Supplied data —
######
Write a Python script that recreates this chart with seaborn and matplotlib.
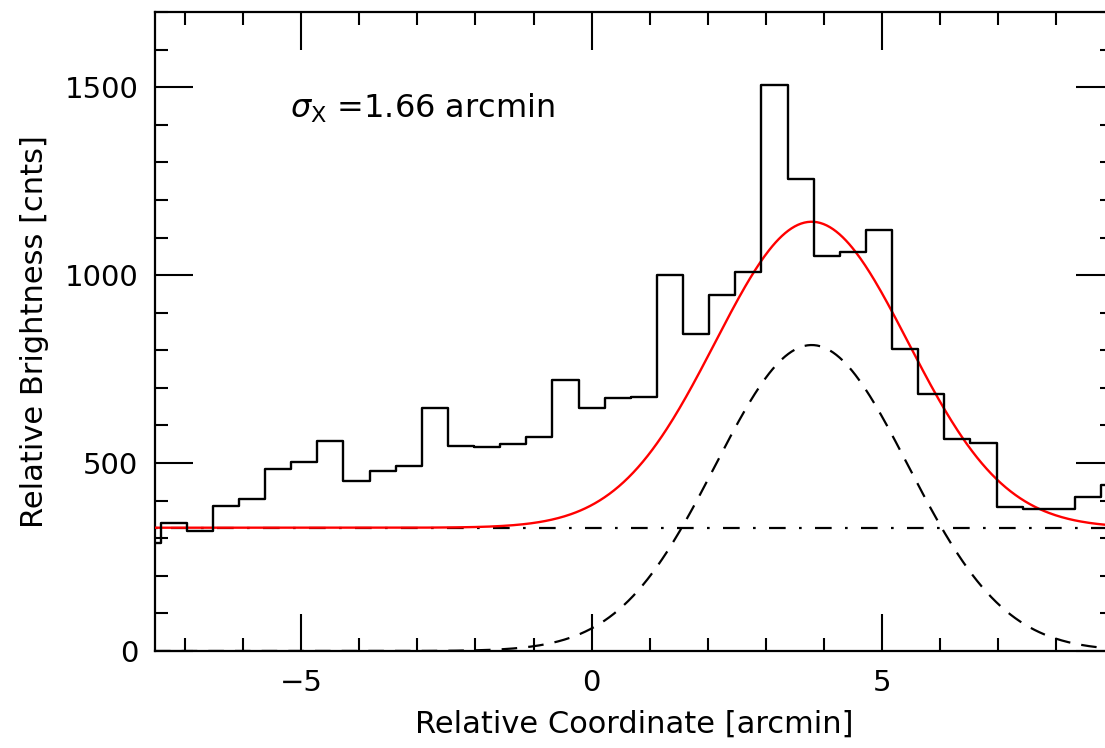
import numpy as np
import pandas as pd
import matplotlib
matplotlib.use("Agg")
import matplotlib.pyplot as plt
import seaborn as sns

# ---- data ----
bin_width = 0.45                      # arcmin
bin_index = np.arange(-17, 21)        # bin centres = index * bin_width
counts = [287, 341, 319, 385, 404, 483, 503, 560, 453, 480,
          493, 647, 546, 542, 550, 568, 721, 646, 672, 677,
          1000, 843, 947, 1007, 1505, 1257, 1052, 1061, 1121, 803,
          683, 563, 553, 384, 377, 377, 411, 442]

# Gaussian + constant fit parameters
fit_baseline = 328.0
fit_amplitude = 814.0
fit_center = 3.79
fit_sigma = 1.66

x_limits = (-7.52, 8.98)
y_limits = (0, 1700)
x_major = [-5, 0, 5]
y_major = [0, 500, 1000, 1500]
label_text = r"$\sigma_{\rm X}$ =1.66 arcmin"

# ---- frames ----
hist_df = pd.DataFrame({"x": bin_index * bin_width, "y": counts})
xg = np.linspace(x_limits[0], x_limits[1], 600)
gauss = fit_amplitude * np.exp(-0.5 * ((xg - fit_center) / fit_sigma) ** 2)
model_df = pd.DataFrame({"x": xg, "total": fit_baseline + gauss,
                         "gauss": gauss, "base": np.full_like(xg, fit_baseline)})

# ---- style ----
sns.set_theme(style="ticks")
plt.rcParams["font.family"] = ["DejaVu Sans"]
plt.rcParams["mathtext.fontset"] = "dejavusans"
plt.rcParams["text.color"] = "black"
plt.rcParams["axes.labelcolor"] = "black"

fig = plt.figure(figsize=(11.05, 7.48), dpi=100)
ax = fig.add_axes([155 / 1105, (748 - 651) / 748, (1113 - 155) / 1105, (651 - 12) / 748])

sns.lineplot(data=model_df, x="x", y="base", ax=ax, color="black", lw=1.6,
             linestyle=(0, (1.2, 6.0, 7.5, 6.0)), zorder=2)
sns.lineplot(data=model_df, x="x", y="gauss", ax=ax, color="black", lw=1.6,
             linestyle=(0, (7, 5)), zorder=2)
sns.lineplot(data=model_df, x="x", y="total", ax=ax, color="red", lw=1.7, zorder=3)
sns.lineplot(data=hist_df, x="x", y="y", ax=ax, color="black", lw=1.7,
             drawstyle="steps-mid", zorder=4)

ax.set_xlim(*x_limits)
ax.set_ylim(*y_limits)
ax.set_xticks(x_major)
ax.set_xticklabels(["\u22125", "0", "5"])
ax.set_yticks(y_major)
ax.set_xticks(np.arange(-7, 9, 1), minor=True)
ax.set_yticks(np.arange(0, 1701, 100), minor=True)

ax.tick_params(which="both", direction="in", top=True, right=True,
               width=1.5, colors="black", labelsize=21)
ax.tick_params(which="major", length=27)
ax.tick_params(which="minor", length=9.5)
ax.tick_params(axis="x", which="major", pad=13)
ax.tick_params(axis="y", which="major", pad=12)
for s in ax.spines.values():
    s.set_linewidth(1.6)
    s.set_color("black")

ax.set_xlabel("Relative Coordinate [arcmin]", fontsize=22, labelpad=9)
ax.set_ylabel("Relative Brightness [cnts]", fontsize=22, labelpad=11)

ax.text(0.141, 0.85, label_text, transform=ax.transAxes, fontsize=23,
        va="center", ha="left")

fig.savefig("out.png", dpi=100)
######
What the task asks — Only the lines from the start of the material through the line containing "import seaborn as sns" should be transcribed. Pictures stay out.

Solution to the problem —
Write a Python script that recreates this chart with seaborn and matplotlib.
import numpy as np
import pandas as pd
import matplotlib
matplotlib.use("Agg")
import matplotlib.pyplot as plt
import seaborn as sns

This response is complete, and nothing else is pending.